Rien ne manque, comme on le voit, à ce roman, pas même le dénoûment de l’innocence protégée et du crime puni : dénoûment banal au théâtre mais beaucoup moins commun dans la vie réelle, dans la vie africaine surtout.

Enfin ce long drame eut la conclusion à laquelle on devait s’attendre. Le gouverneur Abdallah Pacha arriva de Khartoum avec près de trois mille hommes dont quatre cents réguliers, cerna les insurgés qui commençaient à manquer de munitions et leur fit déposer les armes, puis il commença à les faire mettre aux fers. Les noirs auraient supporté ce traitement sans résistance, mais ce qui les poussa au désespoir, ce fut de voir les Chaghié et les autres irréguliers se répandre dans les maisons, les mettre au pillage et emmener leurs femmes et leurs enfants comme esclaves. Ils voulurent faire alors une tentative impossible pour ressaisir leurs armes et défendre leurs familles ; mais avant même qu’ils n’eussent mis ce projet à exécution, le pacha fit ouvrir le feu sur cette foule désarmée, et avant le soir, deux mille cadavres remplissaient les rues et les abords de la ville : le reste, mis aux fers, était entassé dans les prisons.

Les troupes régulières s’étant remises à piller, laissèrent plusieurs jours tous ces cadavres sans sépultures ; puis on finit par les jeter dans des fosses sur lesquelles on alluma de grands feux.
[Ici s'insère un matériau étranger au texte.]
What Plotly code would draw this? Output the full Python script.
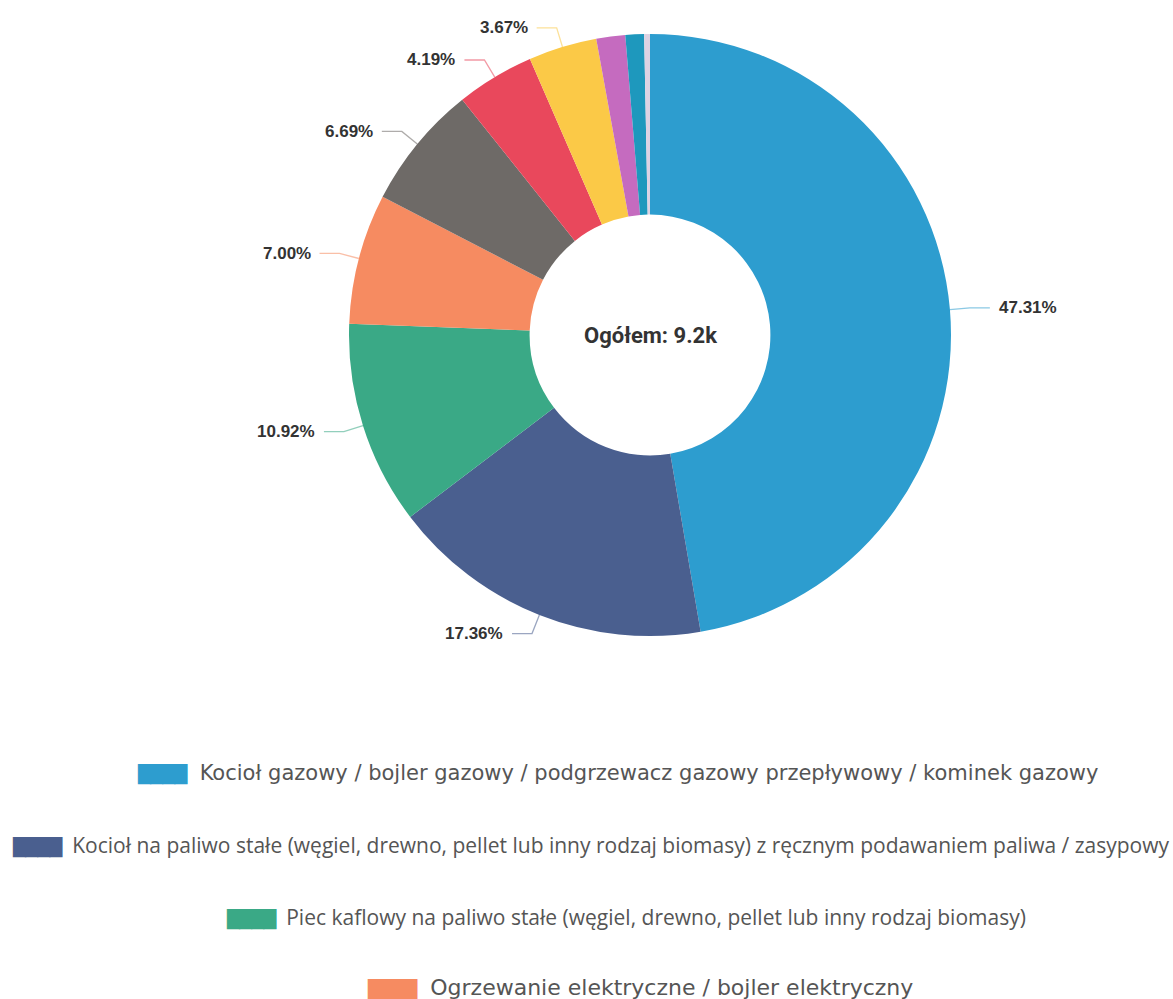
import math
import plotly.graph_objects as go

# ---- data ----
labels = [
    "Kocioł gazowy / bojler gazowy / podgrzewacz gazowy przepływowy / kominek gazowy",
    "Kocioł na paliwo stałe (węgiel, drewno, pellet lub inny rodzaj biomasy) z ręcznym podawaniem paliwa / zasypowy",
    "Piec kaflowy na paliwo stałe (węgiel, drewno, pellet lub inny rodzaj biomasy)",
    "Ogrzewanie elektryczne / bojler elektryczny",
    "Kocioł na paliwo stałe z automatycznym podawaniem paliwa",
    "Pompa ciepła",
    "Sieć ciepłownicza",
    "Kocioł olejowy",
    "Kominek na paliwo stałe",
    "Inne",
]
values = [47.31, 17.36, 10.92, 7.00, 6.69, 4.19, 3.67, 1.55, 1.00, 0.31]
colors = ["#2d9dcf", "#4a5f8f", "#3aa986", "#f68b61", "#6e6a67",
          "#e9485c", "#fbc947", "#c56bbf", "#1e98bd", "#ddd3e3"]
center_text = "Ogółem: 9.2k"
legend_visible = 4

# ---- geometry (pixels) ----
W, H = 1173, 999
cx, cy, R = 650, 335, 301
hole = 0.40

fig = go.Figure()
fig.add_trace(go.Pie(
    labels=labels, values=values, hole=hole, sort=False,
    direction="clockwise", rotation=0,
    marker=dict(colors=colors, line=dict(width=0)),
    textinfo="none", showlegend=False,
    domain=dict(x=[(cx - R) / W, (cx + R) / W], y=[1 - (cy + R) / H, 1 - (cy - R) / H]),
))

def px2paper(x, y):
    return x / W, 1 - y / H

total = sum(values)
cum = 0.0
shapes = []
annotations = []
for v, c in zip(values, colors):
    mid = (cum + v / 2) / total * 2 * math.pi
    cum += v
    pct = v / total * 100
    if pct < 3:
        continue
    s, co = math.sin(mid), -math.cos(mid)
    p0 = (cx + R * s, cy + R * co)
    p1 = (cx + (R + 20) * s, cy + (R + 20) * co)
    side = 1 if s >= 0 else -1
    p2 = (p1[0] + side * 20, p1[1])
    a0, a1, a2 = px2paper(*p0), px2paper(*p1), px2paper(*p2)
    shapes.append(dict(
        type="path", xref="paper", yref="paper",
        path=f"M {a0[0]},{a0[1]} L {a1[0]},{a1[1]} L {a2[0]},{a2[1]}",
        line=dict(color=c, width=1.3), opacity=0.55,
    ))
    tx = px2paper(p2[0] + side * 7, p2[1])
    annotations.append(dict(
        x=tx[0], y=tx[1], xref="paper", yref="paper",
        text=f"<b>{pct:.2f}%</b>", showarrow=False,
        xanchor="left" if side > 0 else "right", yanchor="middle",
        font=dict(family="Liberation Sans", size=17, color="#333333"),
    ))

cxp, cyp = px2paper(cx, cy)
annotations.append(dict(
    x=cxp, y=cyp, xref="paper", yref="paper", text=f"<b>{center_text}</b>",
    showarrow=False, xanchor="center", yanchor="middle",
    font=dict(family="Roboto", size=22, color="#333333"),
))

# legend rows (centered)
leg_fonts = [("DejaVu Sans", 21), ("Open Sans", 21), ("Open Sans", 21), ("DejaVu Sans", 22)]
leg_y = [773, 845, 917, 987]
leg_x = [617, 591, 626, 640]
for i in range(legend_visible):
    lx, ly = px2paper(leg_x[i], leg_y[i])
    fam, fs = leg_fonts[i]
    annotations.append(dict(
        x=lx, y=ly, xref="paper", yref="paper",
        text=(f"<span style='font-family:DejaVu Sans;color:{colors[i]};font-size:17px;"
              f"letter-spacing:-1px'>████</span>  {labels[i]}"),
        showarrow=False, xanchor="center", yanchor="middle",
        font=dict(family=fam, size=fs, color="#555555"),
    ))

fig.update_layout(
    width=W, height=H,
    margin=dict(l=0, r=0, t=0, b=0),
    paper_bgcolor="white", plot_bgcolor="white",
    shapes=shapes, annotations=annotations,
)

fig.write_html("out.html", config={"displayModeBar": False},
               post_script="document.body.style.margin='0';document.body.style.overflow='hidden';")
Mais il était trop tard. On était à la fin de la saison des pluies, époque insalubre dans tous ces pays : la décomposition de tous ces débris humains engendra une épidémie meurtrière, qui moissonna largement la population déjà si décimée. Le gouverneur, Ibrahim-bey, fut du nombre des victimes.
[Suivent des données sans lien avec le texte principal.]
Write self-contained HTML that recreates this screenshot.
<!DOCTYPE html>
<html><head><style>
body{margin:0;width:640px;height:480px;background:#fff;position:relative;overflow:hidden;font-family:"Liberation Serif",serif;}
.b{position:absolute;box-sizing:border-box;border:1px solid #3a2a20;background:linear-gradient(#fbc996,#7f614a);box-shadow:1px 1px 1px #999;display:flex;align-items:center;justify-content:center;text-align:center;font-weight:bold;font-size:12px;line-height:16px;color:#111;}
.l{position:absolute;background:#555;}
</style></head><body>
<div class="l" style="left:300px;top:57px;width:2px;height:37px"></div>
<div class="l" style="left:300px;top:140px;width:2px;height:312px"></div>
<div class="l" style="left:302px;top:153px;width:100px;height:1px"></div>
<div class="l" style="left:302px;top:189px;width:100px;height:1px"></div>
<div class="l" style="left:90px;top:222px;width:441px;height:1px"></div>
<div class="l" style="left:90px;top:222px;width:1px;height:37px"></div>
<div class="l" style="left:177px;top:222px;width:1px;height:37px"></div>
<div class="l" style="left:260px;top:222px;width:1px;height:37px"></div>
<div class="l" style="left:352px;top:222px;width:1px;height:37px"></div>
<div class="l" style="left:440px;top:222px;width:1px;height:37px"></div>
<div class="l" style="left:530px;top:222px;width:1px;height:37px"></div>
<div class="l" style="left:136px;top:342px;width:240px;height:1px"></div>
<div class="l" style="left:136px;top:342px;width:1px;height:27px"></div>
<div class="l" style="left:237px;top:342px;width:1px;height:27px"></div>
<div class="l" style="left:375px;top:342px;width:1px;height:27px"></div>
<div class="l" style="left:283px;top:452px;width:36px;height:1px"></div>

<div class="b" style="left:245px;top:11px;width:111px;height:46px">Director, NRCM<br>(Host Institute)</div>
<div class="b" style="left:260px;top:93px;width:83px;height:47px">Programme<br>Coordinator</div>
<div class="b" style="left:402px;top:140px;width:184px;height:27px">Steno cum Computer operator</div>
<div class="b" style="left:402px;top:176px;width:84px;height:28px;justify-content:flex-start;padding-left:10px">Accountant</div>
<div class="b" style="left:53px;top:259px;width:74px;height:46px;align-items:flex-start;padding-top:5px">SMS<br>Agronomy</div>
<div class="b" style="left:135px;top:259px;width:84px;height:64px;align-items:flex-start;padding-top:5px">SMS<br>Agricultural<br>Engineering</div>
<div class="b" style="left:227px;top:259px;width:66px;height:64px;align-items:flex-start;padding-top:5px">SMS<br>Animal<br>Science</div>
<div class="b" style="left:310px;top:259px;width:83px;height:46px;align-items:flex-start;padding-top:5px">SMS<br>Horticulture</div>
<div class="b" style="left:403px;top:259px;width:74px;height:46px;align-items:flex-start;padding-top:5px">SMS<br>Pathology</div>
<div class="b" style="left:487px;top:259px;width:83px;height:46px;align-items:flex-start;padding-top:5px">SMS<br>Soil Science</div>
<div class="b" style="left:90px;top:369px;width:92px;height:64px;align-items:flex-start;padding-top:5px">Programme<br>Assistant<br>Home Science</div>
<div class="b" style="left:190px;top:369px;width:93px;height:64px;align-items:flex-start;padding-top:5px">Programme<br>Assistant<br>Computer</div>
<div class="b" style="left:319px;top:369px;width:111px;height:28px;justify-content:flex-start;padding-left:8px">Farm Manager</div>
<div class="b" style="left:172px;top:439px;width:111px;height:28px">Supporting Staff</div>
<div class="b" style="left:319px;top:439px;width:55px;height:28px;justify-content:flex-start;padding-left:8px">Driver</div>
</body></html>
Lisara (voy. p. 390). — Dessin de E. Cicéri d’après un croquis de M. G. Lejean.

Quant aux malheureux qui remplissaient les prisons, mes notes ne disent rien sur le châtiment qui les atteignit. J’ai lu dans un journal que la plupart ont été vendus à l’encan, genre de pénalité non prévue par les codes militaires.

Et maintenant, quelle est la moralité de ce récit ? Je ne vois pas, il est vrai, la nécessité qu’un drame historique ait une moralité quelconque. Si toutefois on tient à en dégager une, voici celle que je propose : De tous les modes de réorganisation militaire, le plus mauvais est d’aller voler des nègres à main armée pour en faire des champions du drapeau national : et quand on a été assez mal inspiré pour recruter des hommes par cette voie-là, il est au moins convenable de les payer et de les nourrir.

Guillaume Lejean.


  1. Voyage au Taka (Haute-Nubie), tome XI (1865), p. 97 à 160, nos 268-271.